(Rows from a dataset of charts and code)
※
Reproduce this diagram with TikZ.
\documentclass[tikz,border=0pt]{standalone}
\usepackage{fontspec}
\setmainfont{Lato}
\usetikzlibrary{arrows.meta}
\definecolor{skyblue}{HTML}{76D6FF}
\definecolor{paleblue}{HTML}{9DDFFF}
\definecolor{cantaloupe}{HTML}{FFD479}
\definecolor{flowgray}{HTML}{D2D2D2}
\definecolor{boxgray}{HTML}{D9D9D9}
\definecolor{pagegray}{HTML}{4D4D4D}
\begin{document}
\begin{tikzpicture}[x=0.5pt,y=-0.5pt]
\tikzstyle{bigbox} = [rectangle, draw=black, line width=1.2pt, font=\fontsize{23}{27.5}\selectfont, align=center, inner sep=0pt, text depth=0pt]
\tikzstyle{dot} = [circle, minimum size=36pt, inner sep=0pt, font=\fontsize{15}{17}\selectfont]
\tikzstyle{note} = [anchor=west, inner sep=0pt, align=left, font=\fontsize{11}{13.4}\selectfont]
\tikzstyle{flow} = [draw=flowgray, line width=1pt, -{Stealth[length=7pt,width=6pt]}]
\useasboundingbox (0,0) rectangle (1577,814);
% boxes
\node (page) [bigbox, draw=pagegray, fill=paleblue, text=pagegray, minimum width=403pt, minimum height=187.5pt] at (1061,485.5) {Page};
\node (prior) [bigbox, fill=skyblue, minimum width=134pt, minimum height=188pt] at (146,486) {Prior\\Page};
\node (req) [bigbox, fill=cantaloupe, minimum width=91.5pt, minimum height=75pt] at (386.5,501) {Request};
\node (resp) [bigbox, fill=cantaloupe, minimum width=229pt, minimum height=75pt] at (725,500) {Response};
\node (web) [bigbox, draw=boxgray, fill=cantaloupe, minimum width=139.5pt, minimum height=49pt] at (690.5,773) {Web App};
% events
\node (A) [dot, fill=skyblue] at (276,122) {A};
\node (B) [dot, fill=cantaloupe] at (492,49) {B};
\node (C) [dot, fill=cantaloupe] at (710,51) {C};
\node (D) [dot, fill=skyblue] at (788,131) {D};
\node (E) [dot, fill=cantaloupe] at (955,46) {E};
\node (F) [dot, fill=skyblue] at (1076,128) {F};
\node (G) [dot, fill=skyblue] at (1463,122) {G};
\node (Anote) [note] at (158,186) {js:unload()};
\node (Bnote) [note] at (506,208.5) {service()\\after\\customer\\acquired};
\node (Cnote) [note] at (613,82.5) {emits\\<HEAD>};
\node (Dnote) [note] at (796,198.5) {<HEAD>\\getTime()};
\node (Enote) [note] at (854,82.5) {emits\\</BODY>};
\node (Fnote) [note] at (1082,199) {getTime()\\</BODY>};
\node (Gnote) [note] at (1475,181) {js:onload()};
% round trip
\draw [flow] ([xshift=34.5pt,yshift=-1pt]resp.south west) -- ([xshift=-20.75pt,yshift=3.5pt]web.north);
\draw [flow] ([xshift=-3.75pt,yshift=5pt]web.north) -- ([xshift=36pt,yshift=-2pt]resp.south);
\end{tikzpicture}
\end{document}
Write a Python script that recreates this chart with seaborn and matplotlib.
※
■ Aim of the exercise ■
Write the entire listing out again, word for word.

■ Response ■
Reproduce this diagram with TikZ.
\documentclass[tikz,border=0pt]{standalone}
\usepackage{fontspec}
\setmainfont{Lato}
\usetikzlibrary{arrows.meta}
\definecolor{skyblue}{HTML}{76D6FF}
\definecolor{paleblue}{HTML}{9DDFFF}
\definecolor{cantaloupe}{HTML}{FFD479}
\definecolor{flowgray}{HTML}{D2D2D2}
\definecolor{boxgray}{HTML}{D9D9D9}
\definecolor{pagegray}{HTML}{4D4D4D}
\begin{document}
\begin{tikzpicture}[x=0.5pt,y=-0.5pt]
\tikzstyle{bigbox} = [rectangle, draw=black, line width=1.2pt, font=\fontsize{23}{27.5}\selectfont, align=center, inner sep=0pt, text depth=0pt]
\tikzstyle{dot} = [circle, minimum size=36pt, inner sep=0pt, font=\fontsize{15}{17}\selectfont]
\tikzstyle{note} = [anchor=west, inner sep=0pt, align=left, font=\fontsize{11}{13.4}\selectfont]
\tikzstyle{flow} = [draw=flowgray, line width=1pt, -{Stealth[length=7pt,width=6pt]}]
\useasboundingbox (0,0) rectangle (1577,814);
% boxes
\node (page) [bigbox, draw=pagegray, fill=paleblue, text=pagegray, minimum width=403pt, minimum height=187.5pt] at (1061,485.5) {Page};
\node (prior) [bigbox, fill=skyblue, minimum width=134pt, minimum height=188pt] at (146,486) {Prior\\Page};
\node (req) [bigbox, fill=cantaloupe, minimum width=91.5pt, minimum height=75pt] at (386.5,501) {Request};
\node (resp) [bigbox, fill=cantaloupe, minimum width=229pt, minimum height=75pt] at (725,500) {Response};
\node (web) [bigbox, draw=boxgray, fill=cantaloupe, minimum width=139.5pt, minimum height=49pt] at (690.5,773) {Web App};
% events
\node (A) [dot, fill=skyblue] at (276,122) {A};
\node (B) [dot, fill=cantaloupe] at (492,49) {B};
\node (C) [dot, fill=cantaloupe] at (710,51) {C};
\node (D) [dot, fill=skyblue] at (788,131) {D};
\node (E) [dot, fill=cantaloupe] at (955,46) {E};
\node (F) [dot, fill=skyblue] at (1076,128) {F};
\node (G) [dot, fill=skyblue] at (1463,122) {G};
\node (Anote) [note] at (158,186) {js:unload()};
\node (Bnote) [note] at (506,208.5) {service()\\after\\customer\\acquired};
\node (Cnote) [note] at (613,82.5) {emits\\<HEAD>};
\node (Dnote) [note] at (796,198.5) {<HEAD>\\getTime()};
\node (Enote) [note] at (854,82.5) {emits\\</BODY>};
\node (Fnote) [note] at (1082,199) {getTime()\\</BODY>};
\node (Gnote) [note] at (1475,181) {js:onload()};
% round trip
\draw [flow] ([xshift=34.5pt,yshift=-1pt]resp.south west) -- ([xshift=-20.75pt,yshift=3.5pt]web.north);
\draw [flow] ([xshift=-3.75pt,yshift=5pt]web.north) -- ([xshift=36pt,yshift=-2pt]resp.south);
\end{tikzpicture}
\end{document}
Write a Python script that recreates this chart with seaborn and matplotlib.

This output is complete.